Copy out all lines with the word "size" in them.
**** Dataset extract ****
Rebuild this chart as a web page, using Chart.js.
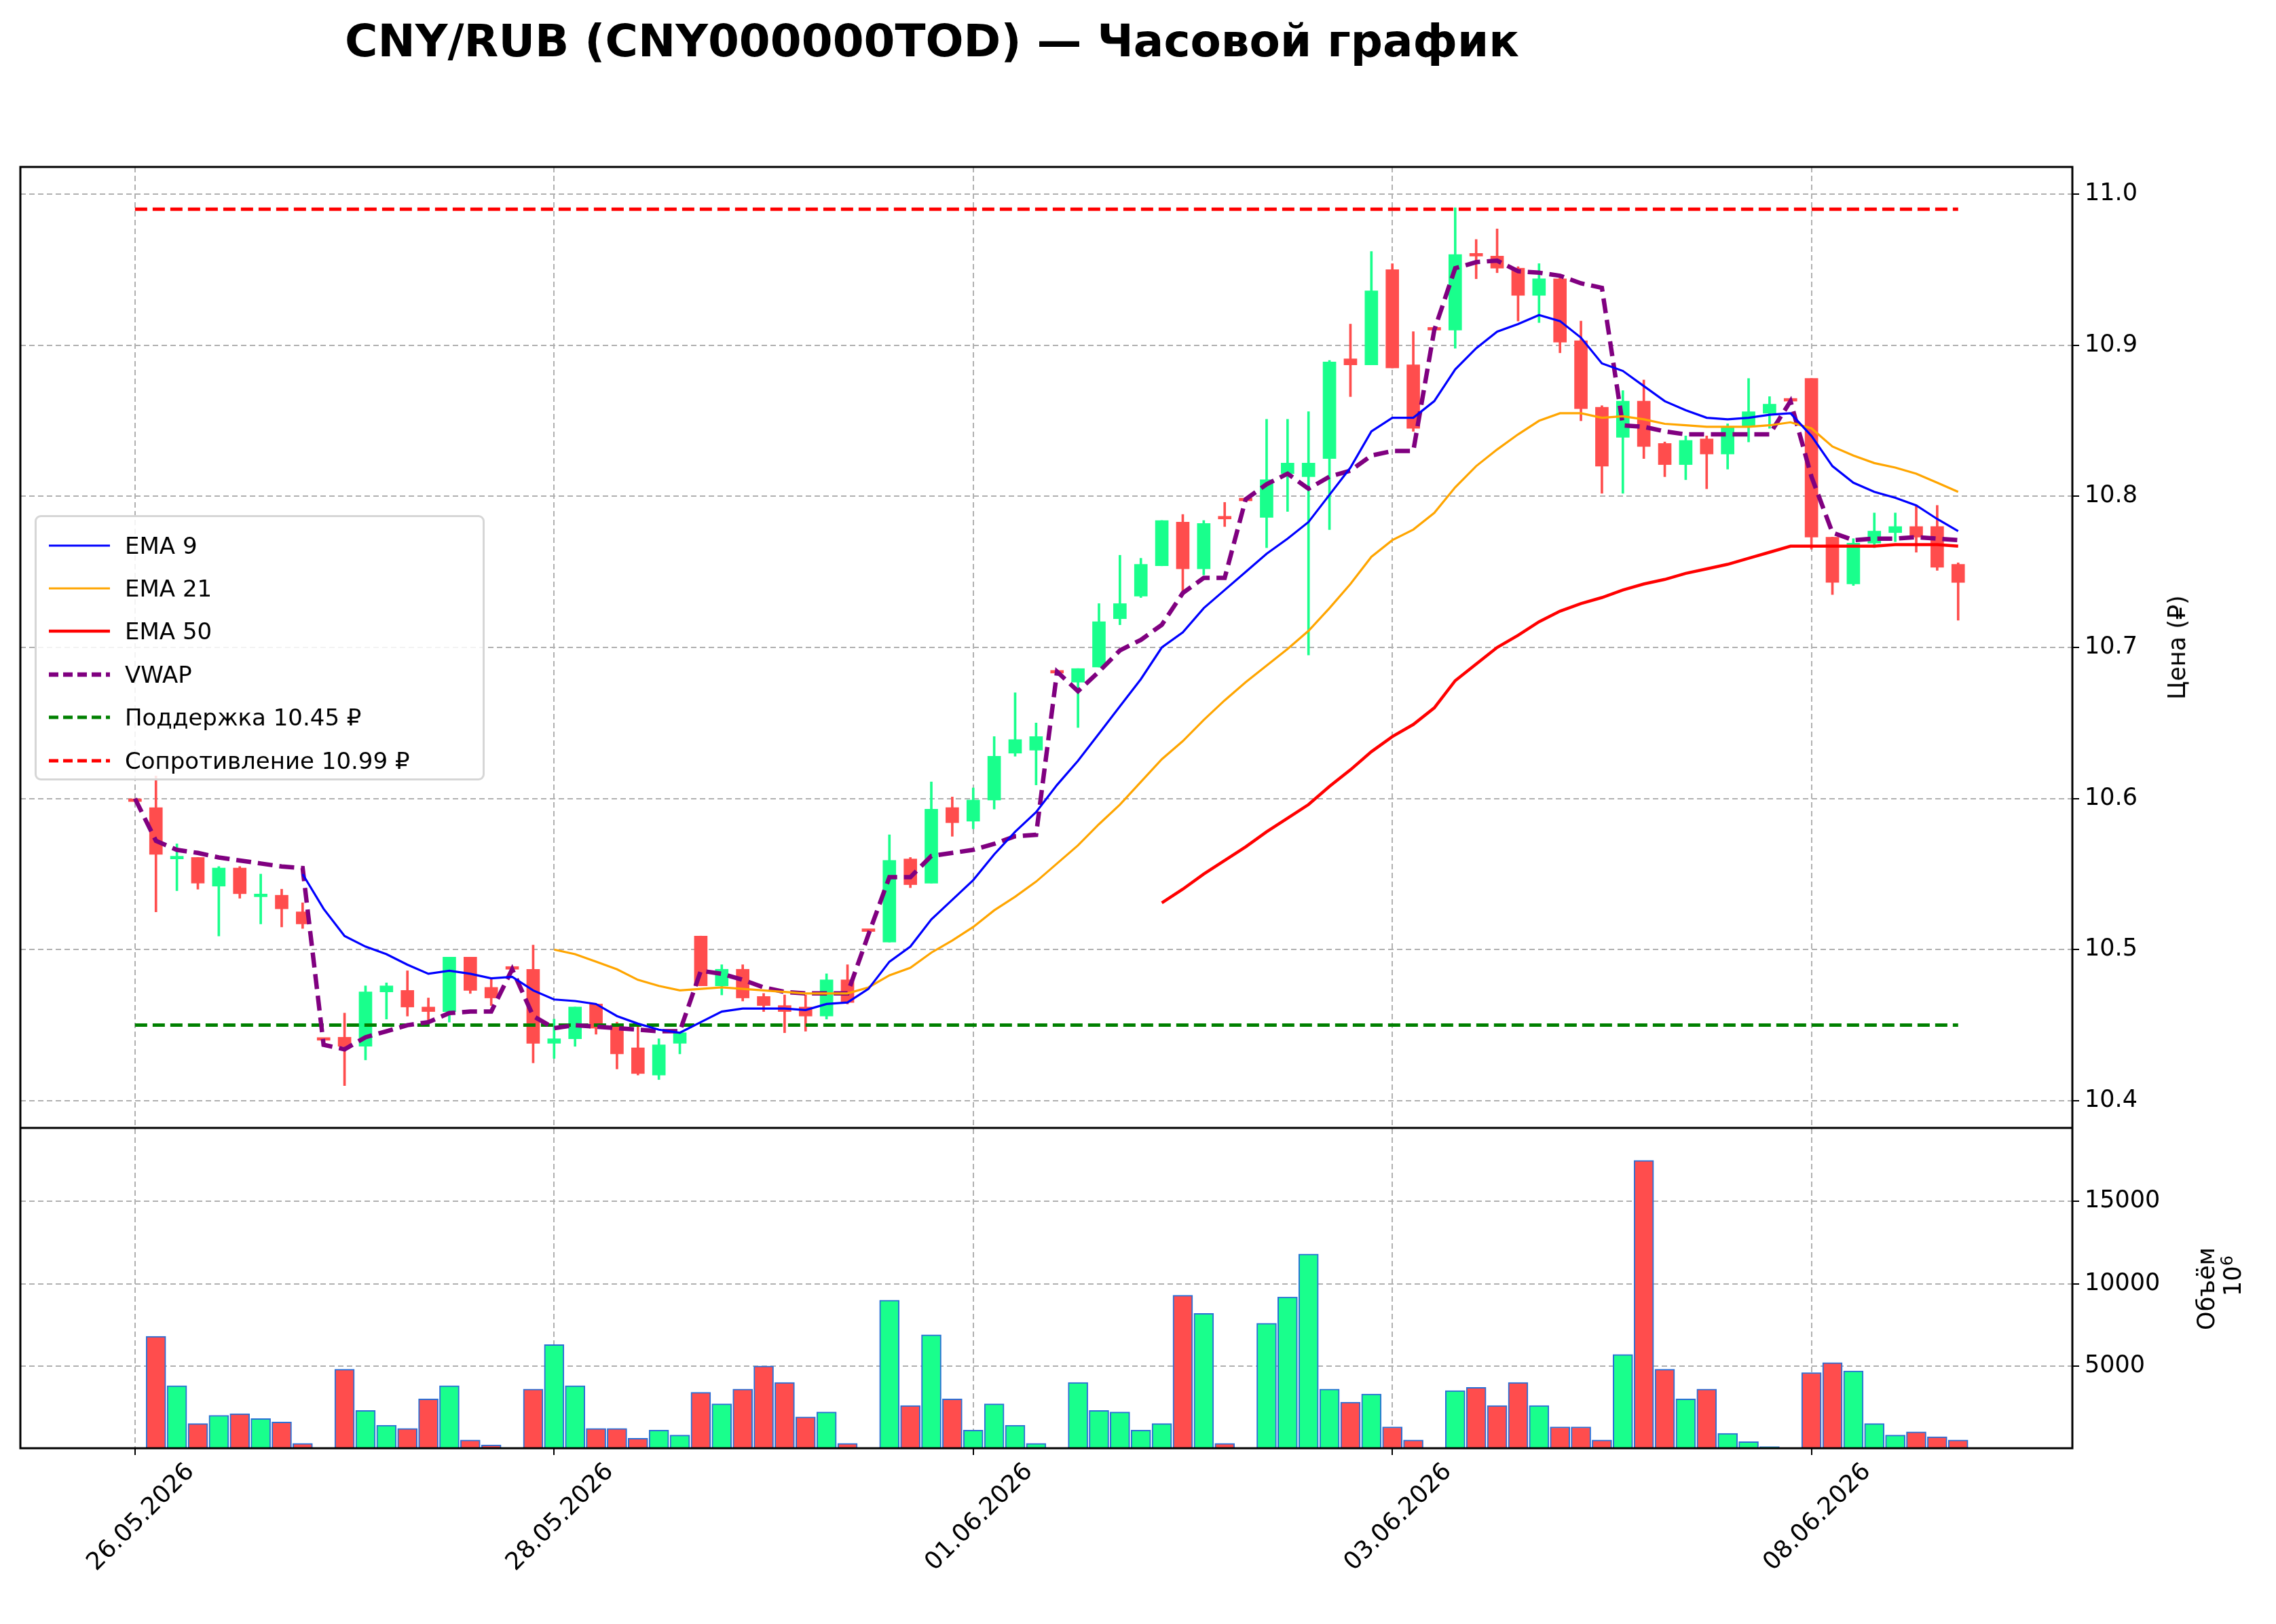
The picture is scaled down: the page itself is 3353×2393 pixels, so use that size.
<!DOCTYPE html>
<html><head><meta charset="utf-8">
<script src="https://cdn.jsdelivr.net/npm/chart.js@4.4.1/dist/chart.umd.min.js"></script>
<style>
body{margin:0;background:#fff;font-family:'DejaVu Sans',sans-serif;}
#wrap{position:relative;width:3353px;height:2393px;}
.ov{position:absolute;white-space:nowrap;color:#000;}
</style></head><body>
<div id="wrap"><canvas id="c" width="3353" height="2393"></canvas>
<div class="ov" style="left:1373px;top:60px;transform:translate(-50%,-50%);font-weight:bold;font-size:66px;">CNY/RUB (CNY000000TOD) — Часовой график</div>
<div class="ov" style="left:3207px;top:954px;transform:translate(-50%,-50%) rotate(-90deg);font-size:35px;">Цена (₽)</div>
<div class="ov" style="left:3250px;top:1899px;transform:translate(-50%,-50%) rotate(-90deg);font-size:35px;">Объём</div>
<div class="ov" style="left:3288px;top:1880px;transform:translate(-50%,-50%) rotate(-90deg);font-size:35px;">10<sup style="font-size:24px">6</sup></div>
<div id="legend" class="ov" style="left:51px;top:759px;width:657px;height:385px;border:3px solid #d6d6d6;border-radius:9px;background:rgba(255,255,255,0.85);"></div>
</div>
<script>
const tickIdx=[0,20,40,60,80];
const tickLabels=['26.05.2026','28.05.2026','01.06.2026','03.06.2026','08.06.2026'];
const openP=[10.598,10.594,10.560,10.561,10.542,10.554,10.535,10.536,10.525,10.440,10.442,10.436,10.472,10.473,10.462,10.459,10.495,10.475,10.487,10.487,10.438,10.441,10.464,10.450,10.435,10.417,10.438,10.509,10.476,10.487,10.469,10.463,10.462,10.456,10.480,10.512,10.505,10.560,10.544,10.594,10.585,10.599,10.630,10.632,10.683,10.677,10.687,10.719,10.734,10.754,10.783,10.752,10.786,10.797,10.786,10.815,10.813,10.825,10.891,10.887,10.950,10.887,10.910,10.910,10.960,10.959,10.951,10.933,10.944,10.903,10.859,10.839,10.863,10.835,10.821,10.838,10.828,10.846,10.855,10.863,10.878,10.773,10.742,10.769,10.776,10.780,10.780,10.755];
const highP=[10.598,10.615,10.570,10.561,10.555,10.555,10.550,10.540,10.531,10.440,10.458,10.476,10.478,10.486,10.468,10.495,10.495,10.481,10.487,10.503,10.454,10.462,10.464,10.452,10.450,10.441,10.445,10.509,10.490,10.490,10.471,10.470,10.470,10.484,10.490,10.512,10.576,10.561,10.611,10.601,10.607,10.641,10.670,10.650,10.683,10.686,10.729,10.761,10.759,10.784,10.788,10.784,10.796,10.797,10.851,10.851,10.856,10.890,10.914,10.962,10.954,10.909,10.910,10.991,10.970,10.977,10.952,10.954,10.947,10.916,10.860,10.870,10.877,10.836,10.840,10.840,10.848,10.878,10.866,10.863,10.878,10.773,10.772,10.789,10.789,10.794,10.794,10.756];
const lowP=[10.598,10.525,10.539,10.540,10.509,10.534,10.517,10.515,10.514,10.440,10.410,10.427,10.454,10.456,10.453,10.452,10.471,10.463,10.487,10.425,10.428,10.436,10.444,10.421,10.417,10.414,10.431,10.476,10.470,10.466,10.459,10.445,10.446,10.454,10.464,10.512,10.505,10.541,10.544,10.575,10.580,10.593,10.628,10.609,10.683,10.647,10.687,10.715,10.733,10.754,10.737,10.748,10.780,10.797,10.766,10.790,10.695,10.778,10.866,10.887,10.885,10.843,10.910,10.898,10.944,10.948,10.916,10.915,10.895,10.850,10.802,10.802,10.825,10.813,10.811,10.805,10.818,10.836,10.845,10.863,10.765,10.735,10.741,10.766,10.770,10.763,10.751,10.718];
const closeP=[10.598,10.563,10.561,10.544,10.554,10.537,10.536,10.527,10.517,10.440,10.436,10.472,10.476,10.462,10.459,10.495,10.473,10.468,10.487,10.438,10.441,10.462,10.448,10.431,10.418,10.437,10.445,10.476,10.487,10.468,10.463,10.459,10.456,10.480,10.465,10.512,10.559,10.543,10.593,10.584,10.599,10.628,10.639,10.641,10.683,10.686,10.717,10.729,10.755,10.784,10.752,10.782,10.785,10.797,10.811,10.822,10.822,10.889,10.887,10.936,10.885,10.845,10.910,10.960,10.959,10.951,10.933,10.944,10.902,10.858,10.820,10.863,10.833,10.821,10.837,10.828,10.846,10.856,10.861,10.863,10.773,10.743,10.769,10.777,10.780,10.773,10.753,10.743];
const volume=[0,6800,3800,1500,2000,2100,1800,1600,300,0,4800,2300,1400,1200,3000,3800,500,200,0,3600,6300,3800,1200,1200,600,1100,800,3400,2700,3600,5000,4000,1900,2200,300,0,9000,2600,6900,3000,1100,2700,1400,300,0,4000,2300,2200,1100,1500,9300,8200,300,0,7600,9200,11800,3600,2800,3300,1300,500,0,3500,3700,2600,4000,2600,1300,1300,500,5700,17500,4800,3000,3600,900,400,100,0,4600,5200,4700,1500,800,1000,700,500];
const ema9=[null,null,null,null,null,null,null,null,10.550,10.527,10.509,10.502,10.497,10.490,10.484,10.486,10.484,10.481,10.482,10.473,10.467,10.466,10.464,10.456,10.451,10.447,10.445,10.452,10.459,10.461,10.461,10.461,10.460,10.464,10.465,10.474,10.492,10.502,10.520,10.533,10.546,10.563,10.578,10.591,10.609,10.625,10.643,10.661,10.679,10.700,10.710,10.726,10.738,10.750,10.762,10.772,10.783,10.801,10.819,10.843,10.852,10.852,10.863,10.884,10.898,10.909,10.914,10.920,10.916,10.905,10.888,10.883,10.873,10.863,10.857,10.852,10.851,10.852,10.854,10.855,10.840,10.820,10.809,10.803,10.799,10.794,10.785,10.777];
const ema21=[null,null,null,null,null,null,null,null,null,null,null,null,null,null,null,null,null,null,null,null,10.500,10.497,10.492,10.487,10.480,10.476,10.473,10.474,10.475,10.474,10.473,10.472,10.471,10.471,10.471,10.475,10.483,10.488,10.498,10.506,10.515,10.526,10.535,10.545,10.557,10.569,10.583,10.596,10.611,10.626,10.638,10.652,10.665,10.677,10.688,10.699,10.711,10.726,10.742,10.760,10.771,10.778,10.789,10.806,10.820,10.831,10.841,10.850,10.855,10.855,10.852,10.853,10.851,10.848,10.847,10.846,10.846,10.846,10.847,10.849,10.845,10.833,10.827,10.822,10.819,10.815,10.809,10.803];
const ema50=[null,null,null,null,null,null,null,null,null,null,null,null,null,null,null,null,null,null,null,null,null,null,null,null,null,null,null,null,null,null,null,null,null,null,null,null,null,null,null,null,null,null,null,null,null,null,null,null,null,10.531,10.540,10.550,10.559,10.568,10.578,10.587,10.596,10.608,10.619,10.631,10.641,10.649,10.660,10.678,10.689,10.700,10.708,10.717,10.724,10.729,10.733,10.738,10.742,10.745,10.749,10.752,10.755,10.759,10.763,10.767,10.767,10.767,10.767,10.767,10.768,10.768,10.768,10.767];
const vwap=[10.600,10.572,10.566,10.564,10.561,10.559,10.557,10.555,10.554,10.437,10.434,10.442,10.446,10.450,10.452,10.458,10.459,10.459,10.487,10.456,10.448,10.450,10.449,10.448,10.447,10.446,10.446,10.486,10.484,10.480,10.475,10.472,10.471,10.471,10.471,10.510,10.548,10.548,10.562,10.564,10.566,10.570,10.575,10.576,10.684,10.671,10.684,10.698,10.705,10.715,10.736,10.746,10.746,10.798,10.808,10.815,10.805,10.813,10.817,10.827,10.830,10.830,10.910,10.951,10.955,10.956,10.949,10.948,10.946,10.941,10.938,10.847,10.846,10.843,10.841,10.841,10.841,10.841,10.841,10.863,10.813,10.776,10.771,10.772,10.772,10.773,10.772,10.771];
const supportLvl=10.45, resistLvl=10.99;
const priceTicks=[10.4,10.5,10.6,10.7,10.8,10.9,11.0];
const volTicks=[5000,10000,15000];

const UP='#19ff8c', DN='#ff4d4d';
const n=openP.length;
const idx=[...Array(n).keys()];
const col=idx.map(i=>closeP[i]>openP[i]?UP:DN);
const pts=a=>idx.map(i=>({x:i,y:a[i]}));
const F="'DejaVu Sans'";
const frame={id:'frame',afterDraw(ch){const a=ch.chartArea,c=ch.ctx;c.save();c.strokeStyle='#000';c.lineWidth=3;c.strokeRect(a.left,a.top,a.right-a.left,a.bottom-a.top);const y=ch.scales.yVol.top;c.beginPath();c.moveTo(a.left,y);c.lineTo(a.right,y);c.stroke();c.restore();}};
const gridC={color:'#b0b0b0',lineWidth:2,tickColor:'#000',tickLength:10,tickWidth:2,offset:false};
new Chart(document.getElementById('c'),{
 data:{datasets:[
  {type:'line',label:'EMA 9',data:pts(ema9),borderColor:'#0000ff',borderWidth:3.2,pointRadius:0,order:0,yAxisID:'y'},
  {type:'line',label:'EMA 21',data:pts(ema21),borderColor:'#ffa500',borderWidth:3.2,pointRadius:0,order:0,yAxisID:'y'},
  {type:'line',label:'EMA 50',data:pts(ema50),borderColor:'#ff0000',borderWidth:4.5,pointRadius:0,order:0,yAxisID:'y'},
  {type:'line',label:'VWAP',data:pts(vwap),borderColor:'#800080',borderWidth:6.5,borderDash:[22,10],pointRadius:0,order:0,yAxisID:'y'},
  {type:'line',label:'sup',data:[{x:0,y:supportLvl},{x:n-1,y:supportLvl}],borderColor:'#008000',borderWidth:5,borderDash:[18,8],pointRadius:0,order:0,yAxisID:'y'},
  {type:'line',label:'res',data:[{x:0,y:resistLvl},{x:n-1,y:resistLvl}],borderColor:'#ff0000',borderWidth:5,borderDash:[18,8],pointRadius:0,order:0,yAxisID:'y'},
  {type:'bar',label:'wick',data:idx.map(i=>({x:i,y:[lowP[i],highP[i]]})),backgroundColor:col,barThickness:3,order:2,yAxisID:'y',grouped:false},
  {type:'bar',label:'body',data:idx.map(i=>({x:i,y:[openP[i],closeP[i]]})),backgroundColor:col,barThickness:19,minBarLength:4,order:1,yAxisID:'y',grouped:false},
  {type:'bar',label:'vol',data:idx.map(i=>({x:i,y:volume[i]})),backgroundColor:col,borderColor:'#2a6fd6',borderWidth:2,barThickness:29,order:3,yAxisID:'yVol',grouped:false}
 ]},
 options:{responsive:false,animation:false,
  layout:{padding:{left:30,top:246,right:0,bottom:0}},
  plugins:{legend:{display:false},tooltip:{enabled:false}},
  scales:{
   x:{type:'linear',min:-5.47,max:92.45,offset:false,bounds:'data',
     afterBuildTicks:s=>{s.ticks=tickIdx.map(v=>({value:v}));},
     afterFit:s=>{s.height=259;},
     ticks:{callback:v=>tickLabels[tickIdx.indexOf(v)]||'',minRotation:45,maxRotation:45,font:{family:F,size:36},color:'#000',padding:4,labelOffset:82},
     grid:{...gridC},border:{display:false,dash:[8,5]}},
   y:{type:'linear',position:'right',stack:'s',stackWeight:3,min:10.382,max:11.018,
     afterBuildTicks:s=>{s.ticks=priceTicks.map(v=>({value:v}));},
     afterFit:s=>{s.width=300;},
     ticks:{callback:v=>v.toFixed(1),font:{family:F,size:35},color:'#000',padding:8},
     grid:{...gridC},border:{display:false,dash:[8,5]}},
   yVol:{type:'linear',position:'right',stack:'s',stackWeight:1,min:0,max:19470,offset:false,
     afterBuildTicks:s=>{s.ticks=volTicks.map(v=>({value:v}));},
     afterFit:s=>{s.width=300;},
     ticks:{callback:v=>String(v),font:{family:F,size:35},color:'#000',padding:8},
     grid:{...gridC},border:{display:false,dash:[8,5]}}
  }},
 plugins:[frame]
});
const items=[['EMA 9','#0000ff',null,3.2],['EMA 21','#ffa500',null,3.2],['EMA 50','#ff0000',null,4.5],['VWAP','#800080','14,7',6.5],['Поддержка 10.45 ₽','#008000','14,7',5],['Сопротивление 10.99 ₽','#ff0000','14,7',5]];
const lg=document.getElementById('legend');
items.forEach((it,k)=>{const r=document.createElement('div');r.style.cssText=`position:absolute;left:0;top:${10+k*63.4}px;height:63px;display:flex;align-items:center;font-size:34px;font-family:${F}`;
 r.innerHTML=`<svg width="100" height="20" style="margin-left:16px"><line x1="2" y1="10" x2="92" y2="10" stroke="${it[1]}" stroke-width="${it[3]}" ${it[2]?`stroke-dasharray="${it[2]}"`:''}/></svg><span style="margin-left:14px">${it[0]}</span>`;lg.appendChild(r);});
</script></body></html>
****
Solution to this exercise
The picture is scaled down: the page itself is 3353×2393 pixels, so use that size.
<div class="ov" style="left:1373px;top:60px;transform:translate(-50%,-50%);font-weight:bold;font-size:66px;">CNY/RUB (CNY000000TOD) — Часовой график</div>
<div class="ov" style="left:3207px;top:954px;transform:translate(-50%,-50%) rotate(-90deg);font-size:35px;">Цена (₽)</div>
<div class="ov" style="left:3250px;top:1899px;transform:translate(-50%,-50%) rotate(-90deg);font-size:35px;">Объём</div>
<div class="ov" style="left:3288px;top:1880px;transform:translate(-50%,-50%) rotate(-90deg);font-size:35px;">10<sup style="font-size:24px">6</sup></div>
     ticks:{callback:v=>tickLabels[tickIdx.indexOf(v)]||'',minRotation:45,maxRotation:45,font:{family:F,size:36},color:'#000',padding:4,labelOffset:82},
     ticks:{callback:v=>v.toFixed(1),font:{family:F,size:35},color:'#000',padding:8},
     ticks:{callback:v=>String(v),font:{family:F,size:35},color:'#000',padding:8},
items.forEach((it,k)=>{const r=document.createElement('div');r.style.cssText=`position:absolute;left:0;top:${10+k*63.4}px;height:63px;display:flex;align-items:center;font-size:34px;font-family:${F}`;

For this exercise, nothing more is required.